==== Material provided ====

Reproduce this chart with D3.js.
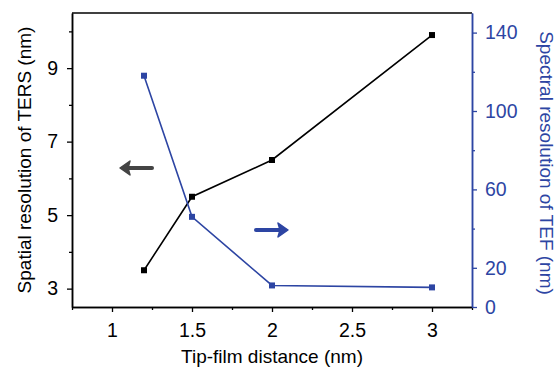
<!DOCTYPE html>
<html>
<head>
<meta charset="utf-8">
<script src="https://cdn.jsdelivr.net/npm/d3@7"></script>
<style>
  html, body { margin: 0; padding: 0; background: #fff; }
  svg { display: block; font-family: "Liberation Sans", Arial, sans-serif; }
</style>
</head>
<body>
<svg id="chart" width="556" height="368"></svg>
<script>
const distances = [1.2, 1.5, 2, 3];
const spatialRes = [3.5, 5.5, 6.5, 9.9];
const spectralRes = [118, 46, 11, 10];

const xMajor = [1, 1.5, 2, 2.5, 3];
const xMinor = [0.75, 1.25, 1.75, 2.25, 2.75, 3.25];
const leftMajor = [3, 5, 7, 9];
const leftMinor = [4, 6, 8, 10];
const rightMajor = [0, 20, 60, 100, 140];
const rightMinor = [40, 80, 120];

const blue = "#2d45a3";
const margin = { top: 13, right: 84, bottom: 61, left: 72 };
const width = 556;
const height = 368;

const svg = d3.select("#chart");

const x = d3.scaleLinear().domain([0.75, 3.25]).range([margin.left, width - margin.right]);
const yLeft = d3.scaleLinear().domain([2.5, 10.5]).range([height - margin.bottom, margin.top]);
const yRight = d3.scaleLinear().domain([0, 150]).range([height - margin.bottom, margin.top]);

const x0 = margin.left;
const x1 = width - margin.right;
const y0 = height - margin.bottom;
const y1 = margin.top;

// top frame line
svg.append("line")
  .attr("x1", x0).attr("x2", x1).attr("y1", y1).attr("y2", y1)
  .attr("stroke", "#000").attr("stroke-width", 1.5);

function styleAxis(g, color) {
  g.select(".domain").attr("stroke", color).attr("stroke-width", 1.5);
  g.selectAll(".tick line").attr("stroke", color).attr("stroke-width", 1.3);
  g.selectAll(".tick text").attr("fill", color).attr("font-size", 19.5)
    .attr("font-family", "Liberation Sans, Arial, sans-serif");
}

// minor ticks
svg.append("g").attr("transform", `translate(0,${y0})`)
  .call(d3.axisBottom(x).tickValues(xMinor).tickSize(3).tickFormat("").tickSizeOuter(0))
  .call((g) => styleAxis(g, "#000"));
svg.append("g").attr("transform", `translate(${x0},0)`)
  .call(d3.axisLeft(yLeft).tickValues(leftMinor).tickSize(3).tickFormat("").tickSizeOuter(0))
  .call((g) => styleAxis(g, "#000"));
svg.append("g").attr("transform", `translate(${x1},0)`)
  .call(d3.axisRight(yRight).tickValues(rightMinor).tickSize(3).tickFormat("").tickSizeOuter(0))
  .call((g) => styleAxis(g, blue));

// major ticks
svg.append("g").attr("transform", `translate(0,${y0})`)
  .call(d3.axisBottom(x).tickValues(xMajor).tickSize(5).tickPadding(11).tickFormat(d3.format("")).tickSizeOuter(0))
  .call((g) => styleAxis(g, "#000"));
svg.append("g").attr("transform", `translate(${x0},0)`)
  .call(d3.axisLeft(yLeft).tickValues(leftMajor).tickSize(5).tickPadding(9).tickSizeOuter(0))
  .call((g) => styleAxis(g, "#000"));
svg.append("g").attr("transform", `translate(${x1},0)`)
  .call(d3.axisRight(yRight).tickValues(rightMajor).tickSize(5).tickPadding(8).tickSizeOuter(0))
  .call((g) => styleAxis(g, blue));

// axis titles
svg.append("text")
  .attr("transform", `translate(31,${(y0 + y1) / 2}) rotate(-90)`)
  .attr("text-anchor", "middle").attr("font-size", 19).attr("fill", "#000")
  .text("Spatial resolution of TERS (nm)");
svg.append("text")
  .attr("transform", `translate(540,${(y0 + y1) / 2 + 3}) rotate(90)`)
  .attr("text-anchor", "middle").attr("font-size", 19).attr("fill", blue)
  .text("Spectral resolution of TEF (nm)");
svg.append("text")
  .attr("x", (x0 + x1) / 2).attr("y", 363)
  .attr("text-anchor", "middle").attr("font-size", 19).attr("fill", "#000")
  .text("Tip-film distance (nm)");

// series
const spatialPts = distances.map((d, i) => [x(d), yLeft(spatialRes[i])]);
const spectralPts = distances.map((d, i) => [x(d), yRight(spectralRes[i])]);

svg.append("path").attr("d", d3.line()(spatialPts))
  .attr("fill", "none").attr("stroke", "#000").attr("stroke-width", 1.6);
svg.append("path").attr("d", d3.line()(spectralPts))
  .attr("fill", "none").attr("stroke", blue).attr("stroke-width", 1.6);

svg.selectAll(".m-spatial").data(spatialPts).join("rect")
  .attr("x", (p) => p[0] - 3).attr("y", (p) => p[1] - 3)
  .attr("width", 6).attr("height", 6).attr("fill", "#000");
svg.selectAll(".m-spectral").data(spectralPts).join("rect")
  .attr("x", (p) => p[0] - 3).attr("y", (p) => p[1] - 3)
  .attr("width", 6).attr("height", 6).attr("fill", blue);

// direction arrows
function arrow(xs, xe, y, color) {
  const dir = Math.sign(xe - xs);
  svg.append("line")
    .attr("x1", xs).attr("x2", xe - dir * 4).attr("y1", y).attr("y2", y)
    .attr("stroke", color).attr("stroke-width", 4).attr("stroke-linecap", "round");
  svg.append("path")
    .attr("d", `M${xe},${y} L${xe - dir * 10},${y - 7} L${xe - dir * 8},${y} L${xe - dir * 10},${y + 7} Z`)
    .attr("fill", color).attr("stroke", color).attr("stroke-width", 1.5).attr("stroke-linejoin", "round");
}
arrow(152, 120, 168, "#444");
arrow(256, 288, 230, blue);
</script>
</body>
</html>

====

# Given instruction
Only the number is wanted: how many lines in the data include the word "chart"?

# Solution
3